*The exercise*: Retype the data that follows line by line, exactly, and leave its pictures out.

::::

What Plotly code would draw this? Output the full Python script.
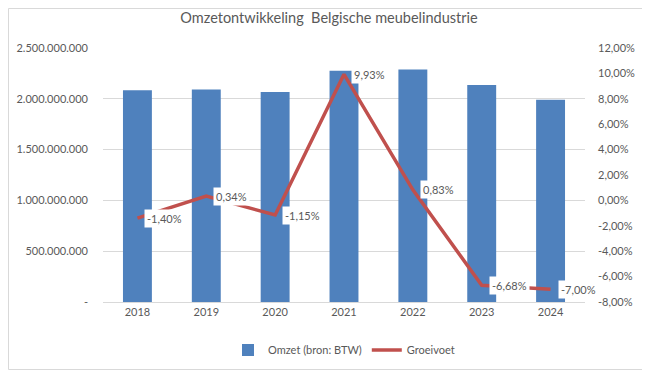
import plotly.graph_objects as go

years = ["2018", "2019", "2020", "2021", "2022", "2023", "2024"]
omzet = [2085000000, 2092000000, 2066000000, 2275000000, 2288000000, 2137000000, 1990000000]
groeivoet = [-1.40, 0.34, -1.15, 9.93, 0.83, -6.68, -7.00]
groei_labels = ["-1,40%", "0,34%", "-1,15%", "9,93%", "0,83%", "-6,68%", "-7,00%"]

left_ticks = [0, 500000000, 1000000000, 1500000000, 2000000000, 2500000000]
left_text = ["-", "500.000.000", "1.000.000.000", "1.500.000.000", "2.000.000.000", "2.500.000.000"]
right_ticks = [-8, -6, -4, -2, 0, 2, 4, 6, 8, 10, 12]
right_text = ["-8,00%", "-6,00%", "-4,00%", "-2,00%", "0,00%", "2,00%", "4,00%", "6,00%", "8,00%", "10,00%", "12,00%"]

GRAY = "#595959"
FONT = "Lato"

W, H = 642, 362
ML, MR, MT, MB = 95, 65, 40, 68
PW, PH = W - ML - MR, H - MT - MB

fig = go.Figure()
fig.add_trace(go.Bar(
    x=years, y=omzet, name="Omzet (bron: BTW)",
    marker=dict(color="#4F81BD", line=dict(width=0)),
    width=0.42, yaxis="y",
))
fig.add_trace(go.Scatter(
    x=years, y=groeivoet, name="Groeivoet", mode="lines",
    line=dict(color="#C0504D", width=3.5), yaxis="y2",
))

for i, (v, t) in enumerate(zip(groeivoet, groei_labels)):
    fig.add_annotation(
        x=i, y=v, xref="x", yref="y2", text=t, showarrow=False,
        xanchor="left", yanchor="middle", xshift=7, yshift=0,
        bgcolor="white", borderpad=2,
        font=dict(family=FONT, size=11, color=GRAY),
    )

fig.update_layout(
    width=W, height=H,
    margin=dict(l=ML, r=MR, t=MT, b=MB, autoexpand=False),
    paper_bgcolor="white", plot_bgcolor="white",
    title=dict(text="Omzetontwikkeling  Belgische meubelindustrie", x=0.5, xanchor="center",
               y=1 - 10 / H, yanchor="middle",
               font=dict(family=FONT, size=14.5, color=GRAY)),
    font=dict(family=FONT, size=11, color=GRAY),
    xaxis=dict(type="category", range=[-0.5, 6.5], showgrid=False, showline=True,
               linecolor="#D9D9D9", linewidth=1,
               ticks="", tickfont=dict(family=FONT, size=11, color=GRAY)),
    yaxis=dict(range=[0, 2500000000], tickvals=left_ticks, ticktext=left_text,
               showgrid=True, gridcolor="#D9D9D9", gridwidth=1, zeroline=False,
               showline=False, ticks="", ticklabelstandoff=14,
               tickfont=dict(family=FONT, size=11, color=GRAY)),
    yaxis2=dict(range=[-8, 12], tickvals=right_ticks, ticktext=right_text,
                overlaying="y", side="right", showgrid=False, zeroline=False,
                showline=False, ticks="", ticklabelstandoff=12,
                tickfont=dict(family=FONT, size=11, color=GRAY)),
    legend=dict(orientation="h", x=0.5, xanchor="center", yref="container", y=20 / H,
                yanchor="middle", itemwidth=30,
                font=dict(family=FONT, size=11, color=GRAY), traceorder="normal"),
    showlegend=True,
)

fig.add_shape(type="rect", xref="paper", yref="paper",
              x0=-(ML - 0.5) / PW, x1=(W - ML - 0.5) / PW,
              y0=-(MB - 0.5) / PH, y1=(H - MB - 0.5) / PH,
              line=dict(color="#D9D9D9", width=1), fillcolor="rgba(0,0,0,0)", layer="below")

fig.write_html("out.html")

::::

*The solution*:
What Plotly code would draw this? Output the full Python script.
import plotly.graph_objects as go

years = ["2018", "2019", "2020", "2021", "2022", "2023", "2024"]
omzet = [2085000000, 2092000000, 2066000000, 2275000000, 2288000000, 2137000000, 1990000000]
groeivoet = [-1.40, 0.34, -1.15, 9.93, 0.83, -6.68, -7.00]
groei_labels = ["-1,40%", "0,34%", "-1,15%", "9,93%", "0,83%", "-6,68%", "-7,00%"]

left_ticks = [0, 500000000, 1000000000, 1500000000, 2000000000, 2500000000]
left_text = ["-", "500.000.000", "1.000.000.000", "1.500.000.000", "2.000.000.000", "2.500.000.000"]
right_ticks = [-8, -6, -4, -2, 0, 2, 4, 6, 8, 10, 12]
right_text = ["-8,00%", "-6,00%", "-4,00%", "-2,00%", "0,00%", "2,00%", "4,00%", "6,00%", "8,00%", "10,00%", "12,00%"]

GRAY = "#595959"
FONT = "Lato"

W, H = 642, 362
ML, MR, MT, MB = 95, 65, 40, 68
PW, PH = W - ML - MR, H - MT - MB

fig = go.Figure()
fig.add_trace(go.Bar(
    x=years, y=omzet, name="Omzet (bron: BTW)",
    marker=dict(color="#4F81BD", line=dict(width=0)),
    width=0.42, yaxis="y",
))
fig.add_trace(go.Scatter(
    x=years, y=groeivoet, name="Groeivoet", mode="lines",
    line=dict(color="#C0504D", width=3.5), yaxis="y2",
))

for i, (v, t) in enumerate(zip(groeivoet, groei_labels)):
    fig.add_annotation(
        x=i, y=v, xref="x", yref="y2", text=t, showarrow=False,
        xanchor="left", yanchor="middle", xshift=7, yshift=0,
        bgcolor="white", borderpad=2,
        font=dict(family=FONT, size=11, color=GRAY),
    )

fig.update_layout(
    width=W, height=H,
    margin=dict(l=ML, r=MR, t=MT, b=MB, autoexpand=False),
    paper_bgcolor="white", plot_bgcolor="white",
    title=dict(text="Omzetontwikkeling  Belgische meubelindustrie", x=0.5, xanchor="center",
               y=1 - 10 / H, yanchor="middle",
               font=dict(family=FONT, size=14.5, color=GRAY)),
    font=dict(family=FONT, size=11, color=GRAY),
    xaxis=dict(type="category", range=[-0.5, 6.5], showgrid=False, showline=True,
               linecolor="#D9D9D9", linewidth=1,
               ticks="", tickfont=dict(family=FONT, size=11, color=GRAY)),
    yaxis=dict(range=[0, 2500000000], tickvals=left_ticks, ticktext=left_text,
               showgrid=True, gridcolor="#D9D9D9", gridwidth=1, zeroline=False,
               showline=False, ticks="", ticklabelstandoff=14,
               tickfont=dict(family=FONT, size=11, color=GRAY)),
    yaxis2=dict(range=[-8, 12], tickvals=right_ticks, ticktext=right_text,
                overlaying="y", side="right", showgrid=False, zeroline=False,
                showline=False, ticks="", ticklabelstandoff=12,
                tickfont=dict(family=FONT, size=11, color=GRAY)),
    legend=dict(orientation="h", x=0.5, xanchor="center", yref="container", y=20 / H,
                yanchor="middle", itemwidth=30,
                font=dict(family=FONT, size=11, color=GRAY), traceorder="normal"),
    showlegend=True,
)

fig.add_shape(type="rect", xref="paper", yref="paper",
              x0=-(ML - 0.5) / PW, x1=(W - ML - 0.5) / PW,
              y0=-(MB - 0.5) / PH, y1=(H - MB - 0.5) / PH,
              line=dict(color="#D9D9D9", width=1), fillcolor="rgba(0,0,0,0)", layer="below")

fig.write_html("out.html")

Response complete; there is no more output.